For some background, the Simmons gave the no-show guests an invoice for their Royalton Negril Resort & Spa wedding in Jamaica. The festivities cost $120 per person, as the thoughtfully rendered invoice stated.

The groom told The New York Post that the no-shows,“made me feel some kind of way.”

“This invoice is being sent to you because you confirmed seat(s) at the wedding reception during the Final Headcount,” the note (which was posted to Doug’s Facebook account) reads, “Because you didn’t call or give us proper notice that you wouldn’t be in attendance, this amount is what you owe us for paying for your seat(s) in advance. You can pay via Zelle or PayPal. Please reach out to us and let us know which method of payment works for you. Thank you!”

The groom admitted to the Post that yes, he got a “little petty — but I am not some trifling person who is going to bill somebody.” Doug went on to say that it’s not about money — it was already pre-paid. However, the couple felt hurt and disrespected by the guests who didn’t show.

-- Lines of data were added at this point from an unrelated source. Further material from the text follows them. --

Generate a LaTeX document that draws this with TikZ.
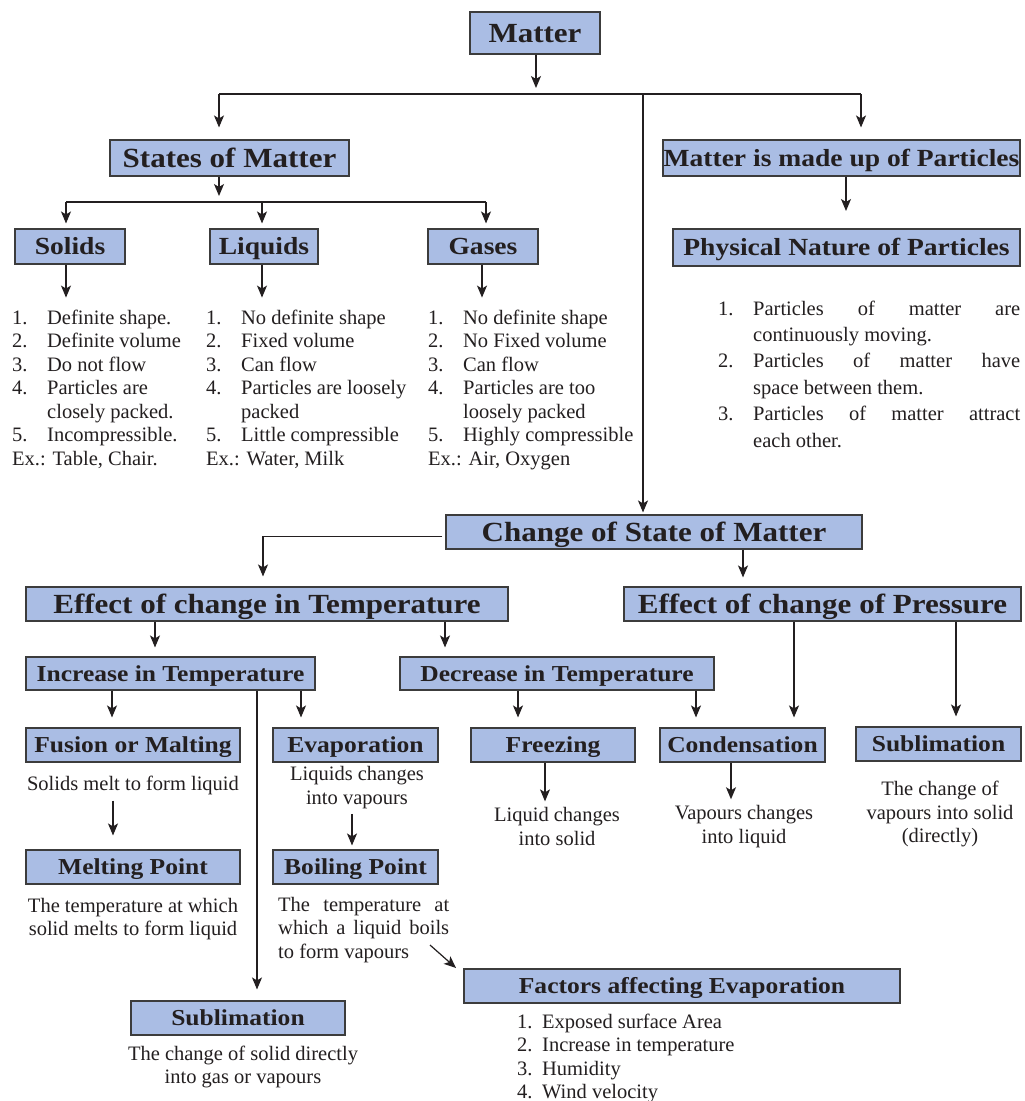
\documentclass[tikz,border=0pt]{standalone}
\usepackage{fontspec}
\setmainfont{Liberation Serif}
\newfontfamily\titlefont[FakeStretch=1.12]{Liberation Serif}
\usetikzlibrary{arrows.meta,calc}
\definecolor{boxfill}{RGB}{170,189,228}
\definecolor{boxline}{RGB}{60,60,60}
\definecolor{ink}{RGB}{35,31,32}
\begin{document}
\begin{tikzpicture}[x=1pt,y=-1pt,
  tbox/.style={draw=boxline, line width=1.1pt, fill=boxfill, text=ink, inner sep=0pt, minimum height=34pt},
  tbig/.style={tbox, text height=22pt, text depth=3.7pt, font=\titlefont\bfseries\fontsize{27.7}{30}\selectfont},
  tmid/.style={tbox, text height=19.6pt, text depth=3.3pt, font=\titlefont\bfseries\fontsize{24.6}{27}\selectfont},
  tsml/.style={tbox, text height=18.2pt, text depth=3.1pt, font=\titlefont\bfseries\fontsize{22.8}{25}\selectfont},
  body/.style={inner sep=0pt, text=ink, font=\fontsize{20.5}{23.5}\selectfont},
  arr/.style={draw=ink, line width=1.2pt, -{Stealth[length=12pt,width=10pt,inset=3pt]}},
  ln/.style={draw=ink, line width=1.2pt}]
\fill[white] (0,0) rectangle (1025,1101);
\useasboundingbox (0,0) rectangle (1025,1101);

% title boxes
\node[tbig, minimum width=130pt, minimum height=42pt] (matter) at (535,33) {Matter};
\node[tbig, minimum width=239pt, minimum height=36pt] (states) at (229.5,158) {States of Matter};
\node[tmid, minimum width=357pt, minimum height=36pt] (made) at (841.5,158) {Matter is made up of Particles};
\node[tmid, minimum width=110pt, minimum height=35pt] (solids) at (70,246.5) {Solids};
\node[tmid, minimum width=108pt, minimum height=35pt] (liquids) at (264,246.5) {Liquids};
\node[tmid, minimum width=110pt, minimum height=35pt] (gases) at (483,246.5) {Gases};
\node[tmid, minimum width=347pt, minimum height=37pt] (phys) at (846.5,247.5) {Physical Nature of Particles};
\node[tbig, minimum width=416pt] (change) at (654,532) {Change of State of Matter};
\node[tbig, minimum width=482pt] (efftemp) at (267,604) {Effect of change in Temperature};
\node[tbig, minimum width=397pt] (effpress) at (822.5,604) {Effect of change of Pressure};
\node[tsml, minimum width=289pt, minimum height=33pt] (incr) at (170.5,673.5) {Increase in Temperature};
\node[tsml, minimum width=314pt, minimum height=33pt] (decr) at (557,673.5) {Decrease in Temperature};
\node[tsml, minimum width=214pt] (fusion) at (133,745) {Fusion or Malting};
\node[tsml, minimum width=165pt] (evap) at (355.5,745) {Evaporation};
\node[tsml, minimum width=164pt] (freez) at (553,745) {Freezing};
\node[tsml, minimum width=165pt] (cond) at (742.5,745) {Condensation};
\node[tsml, minimum width=165pt] (sublr) at (938.5,744) {Sublimation};
\node[tsml, minimum width=214pt] (melt) at (133,867) {Melting Point};
\node[tsml, minimum width=165pt] (boil) at (355.5,867) {Boiling Point};
\node[tsml, minimum width=436pt] (factors) at (682,986) {Factors affecting Evaporation};
\node[tsml, minimum width=214pt] (sublb) at (238,1018) {Sublimation};

% lists
\node[body, anchor=base west] (solidsl) at (12,324) {\begin{tabular}[t]{@{}p{35pt}@{}l@{}}
1.&Definite shape.\\2.&Definite volume\\3.&Do not flow\\4.&Particles are\\&closely packed.\\5.&Incompressible.\\
\multicolumn{2}{@{}l@{}}{Ex.: Table, Chair.}\end{tabular}};
\node[body, anchor=base west] (liquidsl) at (206,324) {\begin{tabular}[t]{@{}p{35pt}@{}l@{}}
1.&No definite shape\\2.&Fixed volume\\3.&Can flow\\4.&Particles are loosely\\&packed\\5.&Little compressible\\
\multicolumn{2}{@{}l@{}}{Ex.: Water, Milk}\end{tabular}};
\node[body, anchor=base west] (gasesl) at (428,324) {\begin{tabular}[t]{@{}p{35pt}@{}l@{}}
1.&No definite shape\\2.&No Fixed volume\\3.&Can flow\\4.&Particles are too\\&loosely packed\\5.&Highly compressible\\
\multicolumn{2}{@{}l@{}}{Ex.: Air, Oxygen}\end{tabular}};
\node[body, anchor=base west, font=\fontsize{20.5}{26.4}\selectfont] (physl) at (718,315) {\begin{tabular}[t]{@{}p{35pt}@{}l@{}}
1.&\makebox[267pt][s]{Particles of matter are}\\&continuously moving.\\
2.&\makebox[267pt][s]{Particles of matter have}\\&space between them.\\
3.&\makebox[267pt][s]{Particles of matter attract}\\&each other.\end{tabular}};
\node[body, anchor=base west] (factl) at (517,1028) {\begin{tabular}[t]{@{}p{25pt}@{}l@{}}
1.&Exposed surface Area\\2.&Increase in temperature\\3.&Humidity\\4.&Wind velocity\end{tabular}};

% descriptions
\node[body] (fusiont) at (133,785) {Solids melt to form liquid};
\node[body, align=center] (meltt) at (133,919) {The temperature at which\\solid melts to form liquid};
\node[body, align=center] (evapt) at (357,787.5) {Liquids changes\\into vapours};
\node[body, align=left, anchor=north west] (boilt) at (278,897) {\makebox[171pt][s]{The temperature at}\\\makebox[171pt][s]{which a liquid boils}\\to form vapours};
\node[body, align=center] (freezt) at (557,826.5) {Liquid changes\\into solid};
\node[body, align=center] (condt) at (744,826.5) {Vapours changes\\into liquid};
\node[body, align=center] (sublrt) at (940,814) {The change of\\vapours into solid\\(directly)};
\node[body, align=center] (sublbt) at (243,1067) {The change of solid directly\\into gas or vapours};

% connectors
\coordinate (bL) at (219,94);
\coordinate (bR) at (861,94);
\coordinate (bM) at (643,94);
\draw[arr, shorten >=6pt] ([xshift=1pt]matter.south) -- ([xshift=1pt]matter.south |- bM);
\draw[ln] (bL) -- (bR);
\draw[arr, shorten >=12pt] (bL) -- (bL |- states.north);
\draw[arr, shorten >=12pt] (bR) -- (bR |- made.north);
\draw[arr, shorten >=2pt] (bM) -- (bM |- change.north);

\coordinate (sL) at (66,202);
\coordinate (sM) at (262,202);
\coordinate (sR) at (486,202);
\draw[arr, shorten >=6pt] (bL |- states.south) -- (bL |- sL);
\draw[ln] (sL) -- (sR);
\draw[arr, shorten >=5pt] (sL) -- (sL |- solids.north);
\draw[arr, shorten >=5pt] (sM) -- (sM |- liquids.north);
\draw[arr, shorten >=5pt] (sR) -- (sR |- gases.north);

\draw[arr] ([xshift=-4pt]solids.south) -- ++(0,33);
\draw[arr] ([xshift=-2pt]liquids.south) -- ++(0,33);
\draw[arr] ([xshift=-1pt]gases.south) -- ++(0,33);
\draw[arr] ([xshift=4.5pt]made.south) -- ([xshift=4.5pt]made.south |- 0,211);

\coordinate (cL) at (263,536.5);
\draw[arr, shorten >=10pt] ([xshift=-3pt]change.west |- cL) -- (cL) -- (cL |- efftemp.north);
\draw[arr, shorten >=9pt] ([xshift=89pt]change.south) -- ([xshift=89pt]change.south |- effpress.north);

\draw[arr, shorten >=9pt] ([xshift=-112pt]efftemp.south) -- ([xshift=-112pt]efftemp.south |- incr.north);
\draw[arr, shorten >=9pt] ([xshift=178pt]efftemp.south) -- ([xshift=178pt]efftemp.south |- decr.north);

\draw[arr, shorten >=10pt] ([xshift=-58.5pt]incr.south) -- ([xshift=-58.5pt]incr.south |- fusion.north);
\draw[arr, shorten >=10pt] ([xshift=130.5pt]incr.south) -- ([xshift=130.5pt]incr.south |- evap.north);
\draw[arr, shorten >=11pt] ([xshift=86.5pt]incr.south) -- ([xshift=86.5pt]incr.south |- sublb.north);
\draw[arr, shorten >=10pt] ([xshift=-39pt]decr.south) -- ([xshift=-39pt]decr.south |- freez.north);
\draw[arr, shorten >=10pt] ([xshift=139pt]decr.south) -- ([xshift=139pt]decr.south |- cond.north);
\draw[arr, shorten >=10pt] ([xshift=-28.5pt]effpress.south) -- ([xshift=-28.5pt]effpress.south |- cond.north);
\draw[arr, shorten >=10pt] ([xshift=133.5pt]effpress.south) -- ([xshift=133.5pt]effpress.south |- sublr.north);

\draw[arr, shorten <=6pt, shorten >=14pt] ([xshift=-20pt]fusiont.south) -- ([xshift=-20pt]fusiont.south |- melt.north);
\draw[arr, shorten <=5pt, shorten >=4pt] ([xshift=-5pt]evapt.south) -- ([xshift=-5pt]evapt.south |- boil.north);
\draw[arr, shorten >=6pt] ([xshift=-8pt]freez.south) -- ([xshift=-8pt]freez.south |- freezt.north);
\draw[arr, shorten >=6pt] ([xshift=-11.5pt]cond.south) -- ([xshift=-11.5pt]cond.south |- condt.north);

\coordinate (dg1) at (430,945);
\coordinate (dg2) at (456,968);
\draw[arr] (dg1) -- (dg2);
\end{tikzpicture}
\end{document}
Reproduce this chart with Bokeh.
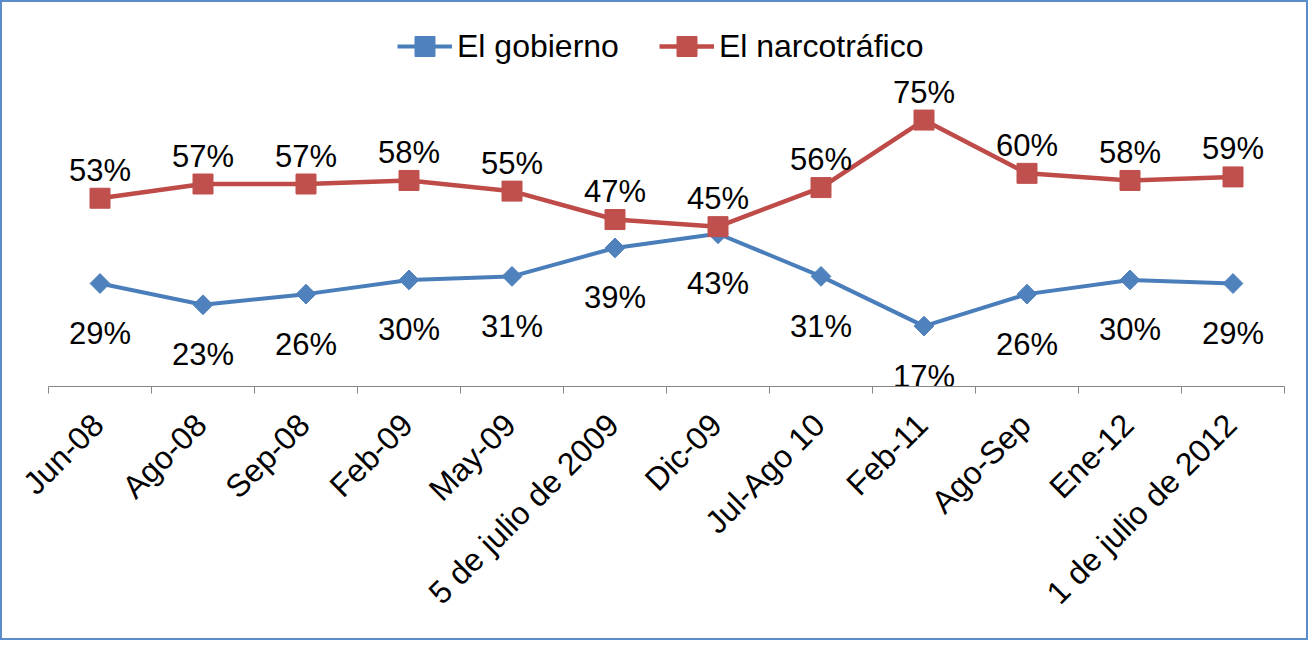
from bokeh.plotting import figure
from bokeh.models import (Range1d, FixedTicker, CustomJSTickFormatter, Legend, LegendItem,
                          ColumnDataSource)
from bokeh.core.properties import value
from bokeh.embed import file_html
from bokeh.resources import INLINE
import math

categories = ["Jun-08", "Ago-08", "Sep-08", "Feb-09", "May-09", "5 de julio de 2009",
              "Dic-09", "Jul-Ago 10", "Feb-11", "Ago-Sep", "Ene-12", "1 de julio de 2012"]
gobierno = [29, 23, 26, 30, 31, 39, 43, 31, 17, 26, 30, 29]
narco = [53, 57, 57, 58, 55, 47, 45, 56, 75, 60, 58, 59]

FONT = "Liberation Sans"
BLUE_LINE = "#4a7ebb"
BLUE_MARK = "#4f81bd"
RED_LINE = "#be4b48"
RED_MARK = "#c0504d"

xs = [i + 0.5 for i in range(len(categories))]

src_g = ColumnDataSource(dict(x=xs, y=gobierno, t=[f"{v}%" for v in gobierno]))
src_n = ColumnDataSource(dict(x=xs, y=narco, t=[f"{v}%" for v in narco]))

p = figure(frame_width=1236, frame_height=373,
           min_border_left=46, min_border_right=22, min_border_top=11, min_border_bottom=252,
           x_range=Range1d(0, len(categories)), y_range=Range1d(0, 105),
           output_backend="svg", toolbar_location=None, y_axis_location=None,
           background_fill_color="white", border_fill_color="white")
p.outline_line_color = None
p.grid.visible = False
p.styles = {"border": "2px solid #5b8bc9"}

# x axis: minor ticks at category boundaries, labels at category centres
label_ticks = [i + 0.5 - 0.02 for i in range(len(categories))]
boundaries = list(range(len(categories) + 1))
ax = p.xaxis[0]
ax.ticker = FixedTicker(ticks=label_ticks, minor_ticks=boundaries)
ax.formatter = CustomJSTickFormatter(args=dict(labels=categories),
                                     code="return labels[Math.floor(tick)];")
ax.major_tick_out = 0
ax.major_tick_in = 0
ax.minor_tick_out = 7
ax.minor_tick_in = 0
ax.minor_tick_line_color = "#868686"
ax.axis_line_color = "#868686"
ax.axis_line_width = 1
ax.major_label_orientation = math.pi / 4
ax.major_label_standoff = 26
ax.major_label_text_font = FONT
ax.major_label_text_font_size = "32px"
ax.major_label_text_color = "black"

lg = p.line("x", "y", source=src_g, line_color=BLUE_LINE, line_width=4)
mg = p.scatter("x", "y", source=src_g, marker="square", angle=math.pi / 4, size=14,
               fill_color=BLUE_MARK, line_color=BLUE_MARK)
ln = p.line("x", "y", source=src_n, line_color=RED_LINE, line_width=4.5)
mn = p.scatter("x", "y", source=src_n, marker="square", size=20,
               fill_color=RED_MARK, line_color=RED_MARK)

p.text("x", "y", text="t", source=src_n, text_align="center", text_baseline="alphabetic",
       y_offset=-28, text_font=value(FONT), text_font_size="31px", text_color="black")
p.text("x", "y", text="t", source=src_g, text_align="center", text_baseline="alphabetic",
       y_offset=50, text_font=value(FONT), text_font_size="31px", text_color="black")

legend = Legend(items=[LegendItem(label="El gobierno", renderers=[lg, mg]),
                       LegendItem(label="El narcotráfico", renderers=[ln, mn])],
                orientation="horizontal", location=(349, 315),
                glyph_width=55, glyph_height=50, label_standoff=5, spacing=40,
                padding=0, margin=0, border_line_alpha=0, background_fill_alpha=0,
                label_text_font=FONT, label_text_font_size="32px", label_text_color="black")
p.add_layout(legend, "center")

open("out.html", "w").write(file_html(p, INLINE))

One Twitter user pointed out the seeming uptick in wedding drama.

As for Simmons, he maintains he’s in the right. “Four times we asked [our guests], ‘Are you available to come, can you make it?,’ and they kept saying ‘Yes,’ ” he told the Post. “We had to pay in advance for Jamaica — this was a destination wedding.”

“No one told me or texted me, ‘Hey, we can’t make it,’ ” Simmons said. “That’s all I was asking. If you tell me you can’t make it, I would be understanding — but to tell me nothing, but then let me pay for you and your plus ones? Four people became eight people. I took that personally.”

No word on if the new Simmons family will take payment plans or if the couple now requires payments from the no-shows in one lump sum (seeing as the couple claims some of their guests have a difficult time keeping their word).